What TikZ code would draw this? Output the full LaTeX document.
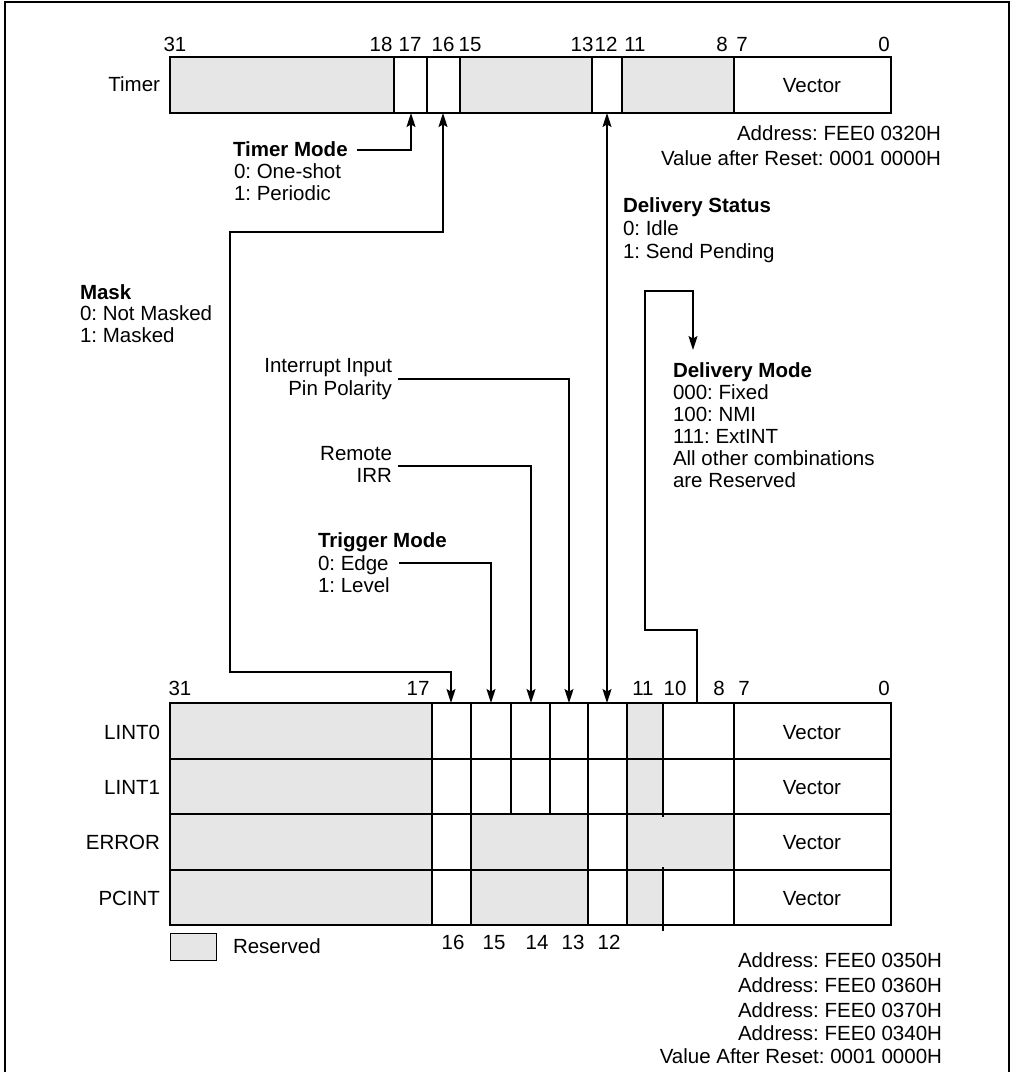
\documentclass[tikz,border=0pt]{standalone}
\usepackage{fontspec}
\setmainfont{Liberation Sans}
\usetikzlibrary{arrows.meta}
\definecolor{resv}{HTML}{E6E6E6}
\newcommand{\lblfont}{\fontsize{20.5}{22}\selectfont\frenchspacing}
\frenchspacing
\begin{document}
\begin{tikzpicture}[x=1pt,y=-1pt,
  txt/.style={font=\lblfont, inner sep=0pt, outer sep=0pt},
  btxt/.style={font=\lblfont\bfseries, inner sep=0pt, outer sep=0pt},
  regframe/.style={line width=2.2pt},
  cellline/.style={line width=1.1pt},
  resfill/.style={fill=resv, draw=none},
  conn/.style={line width=1.3pt},
  >={Stealth[length=14pt,width=9pt,inset=2.5pt]}]
\useasboundingbox (0,0) rectangle (1012,1072);
% outer frame
\draw[line width=2.5pt] (5,1072) -- (5,2) -- (1009,2) -- (1009,1072);

% ---------------- Timer register ----------------
\fill[resv] (170,57) rectangle (394,113);
\fill[resv] (460,57) rectangle (592,113);
\fill[resv] (622,57) rectangle (734,113);
\foreach \x in {394,427,460,592,622,734} \draw[cellline] (\x,57) -- (\x,113);
\draw[regframe] (170,57) rectangle (891,113);
\foreach \n/\x in {31/175,18/381,17/410,16/443,15/470,13/582,12/606,11/635,8/722,7/742,0/884}
  \node[txt,anchor=base] (tn\n) at (\x,51) {\n};
\node[txt,anchor=base east] (timer) at (160,91) {Timer};
\node[txt,anchor=base] (tvec) at (812,92) {Vector};
\node[txt,anchor=base east] (taddr) at (941,140) {Address: FEE0 0320H};
\node[txt,anchor=base east] (treset) at (941,165) {Value after Reset: 0001 0000H};

% ---------------- LVT registers ----------------
\fill[resv] (170,703) rectangle (432,925);
\fill[resv] (627,703) rectangle (663,814);
\fill[resv] (471,814) rectangle (588,925);
\fill[resv] (627,814) rectangle (734,870);
\fill[resv] (627,870) rectangle (663,925);
\foreach \y in {759,814,870} \draw[cellline] (170,\y) -- (891,\y);
\foreach \x in {432,471,588,627,734} \draw[cellline] (\x,703) -- (\x,925);
\foreach \x in {511,550} \draw[cellline] (\x,703) -- (\x,814);
\draw[cellline] (663,703) -- (663,817);
\draw[cellline] (663,867) -- (663,931);
\draw[regframe] (170,703) rectangle (891,925);
\foreach \n/\x in {31/180,17/418,11/643,10/675,8/719,7/744,0/884}
  \node[txt,anchor=base] (bn\n) at (\x,695) {\n};
\foreach \n/\x in {16/453,15/494,14/537,13/573,12/609}
  \node[txt,anchor=base] (bl\n) at (\x,949) {\n};
\foreach \r/\y in {LINT0/739,LINT1/794,ERROR/849,PCINT/905}{
  \node[txt,anchor=base east] (lab\r) at (160,\y) {\r};
  \node[txt,anchor=base] (vec\r) at (812,\y) {Vector};
}
% legend
\node[draw, line width=1.1pt, fill=resv, minimum width=46pt, minimum height=27pt, inner sep=0pt, anchor=north west] (legbox) at (170,933) {};
\node[txt,anchor=base west] (legtxt) at (233,953) {Reserved};
\foreach \t/\y [count=\i] in {Address: FEE0 0350H/967,Address: FEE0 0360H/992,Address: FEE0 0370H/1017,Address: FEE0 0340H/1040,Value After Reset: 0001 0000H/1063}
  \node[txt,anchor=base east] (baddr\i) at (942,\y) {\t};

% ---------------- field labels ----------------
\node[btxt,anchor=base west] (tmode) at (233,156) {Timer Mode};
\node[txt,anchor=base west] (tmode0) at (234,178) {0: One-shot};
\node[txt,anchor=base west] (tmode1) at (234,200) {1: Periodic};

\node[btxt,anchor=base west] (mask) at (80,299) {Mask};
\node[txt,anchor=base west] (mask0) at (80,320) {0: Not Masked};
\node[txt,anchor=base west] (mask1) at (80,342) {1: Masked};

\node[btxt,anchor=base west] (dstat) at (623,212) {Delivery Status};
\node[txt,anchor=base west] (dstat0) at (623,235) {0: Idle};
\node[txt,anchor=base west] (dstat1) at (623,258) {1: Send Pending};

\node[btxt,anchor=base west] (dmode) at (673,377) {Delivery Mode};
\node[txt,anchor=base west] (dmode0) at (673,399) {000: Fixed};
\node[txt,anchor=base west] (dmode1) at (673,421) {100: NMI};
\node[txt,anchor=base west] (dmode2) at (673,443) {111: ExtINT};
\node[txt,anchor=base west] (dmode3) at (673,465) {All other combinations};
\node[txt,anchor=base west] (dmode4) at (673,487) {are Reserved};

\node[txt,anchor=base east] (ipp0) at (392,372) {Interrupt Input};
\node[txt,anchor=base east] (ipp1) at (392,395) {Pin Polarity};

\node[txt,anchor=base east] (rirr0) at (392,460) {Remote};
\node[txt,anchor=base east] (rirr1) at (392,482) {IRR};

\node[btxt,anchor=base west] (trig) at (318,547) {Trigger Mode};
\node[txt,anchor=base west] (trig0) at (318,570) {0: Edge};
\node[txt,anchor=base west] (trig1) at (318,592) {1: Level};

% ---------------- connector points ----------------
\coordinate (t17) at (411,113);
\coordinate (t16) at (443,113);
\coordinate (t12) at (607,113);
\coordinate (b16) at (451,703);
\coordinate (b15) at (491,703);
\coordinate (b14) at (531,703);
\coordinate (b13) at (569,703);
\coordinate (b12) at (607,703);
\coordinate (b10) at (697,703);
\coordinate (tmS) at (357,150);
\coordinate (mA) at (230,232);
\coordinate (mB) at (230,672);
\coordinate (trS) at (399,563);
\coordinate (rmS) at (398,466);
\coordinate (ipS) at (398,379);
\coordinate (dmA) at (645,630);
\coordinate (dmB) at (645,291);
\coordinate (dmT) at (693,350);

% ---------------- connectors ----------------
\draw[conn,->] (tmS) -| (t17);
\draw[conn,<->] (t16) |- (mA) -- (mB) -| (b16);
\draw[conn,->] (trS) -| (b15);
\draw[conn,->] (rmS) -| (b14);
\draw[conn,->] (ipS) -| (b13);
\draw[conn,<->] (t12) -- (b12);
\draw[conn,->] (b10) |- (dmA) -- (dmB) -| (dmT);
\end{tikzpicture}
\end{document}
-=-=-
▶ [TASK TO CARRY OUT] Write down every line from the opening of the listing to the line with "east] (treset) at", both included, and nothing else; the pictures are omitted.

▶ [FULL ANSWER]
What TikZ code would draw this? Output the full LaTeX document.
\documentclass[tikz,border=0pt]{standalone}
\usepackage{fontspec}
\setmainfont{Liberation Sans}
\usetikzlibrary{arrows.meta}
\definecolor{resv}{HTML}{E6E6E6}
\newcommand{\lblfont}{\fontsize{20.5}{22}\selectfont\frenchspacing}
\frenchspacing
\begin{document}
\begin{tikzpicture}[x=1pt,y=-1pt,
  txt/.style={font=\lblfont, inner sep=0pt, outer sep=0pt},
  btxt/.style={font=\lblfont\bfseries, inner sep=0pt, outer sep=0pt},
  regframe/.style={line width=2.2pt},
  cellline/.style={line width=1.1pt},
  resfill/.style={fill=resv, draw=none},
  conn/.style={line width=1.3pt},
  >={Stealth[length=14pt,width=9pt,inset=2.5pt]}]
\useasboundingbox (0,0) rectangle (1012,1072);
% outer frame
\draw[line width=2.5pt] (5,1072) -- (5,2) -- (1009,2) -- (1009,1072);

% ---------------- Timer register ----------------
\fill[resv] (170,57) rectangle (394,113);
\fill[resv] (460,57) rectangle (592,113);
\fill[resv] (622,57) rectangle (734,113);
\foreach \x in {394,427,460,592,622,734} \draw[cellline] (\x,57) -- (\x,113);
\draw[regframe] (170,57) rectangle (891,113);
\foreach \n/\x in {31/175,18/381,17/410,16/443,15/470,13/582,12/606,11/635,8/722,7/742,0/884}
  \node[txt,anchor=base] (tn\n) at (\x,51) {\n};
\node[txt,anchor=base east] (timer) at (160,91) {Timer};
\node[txt,anchor=base] (tvec) at (812,92) {Vector};
\node[txt,anchor=base east] (taddr) at (941,140) {Address: FEE0 0320H};
\node[txt,anchor=base east] (treset) at (941,165) {Value after Reset: 0001 0000H};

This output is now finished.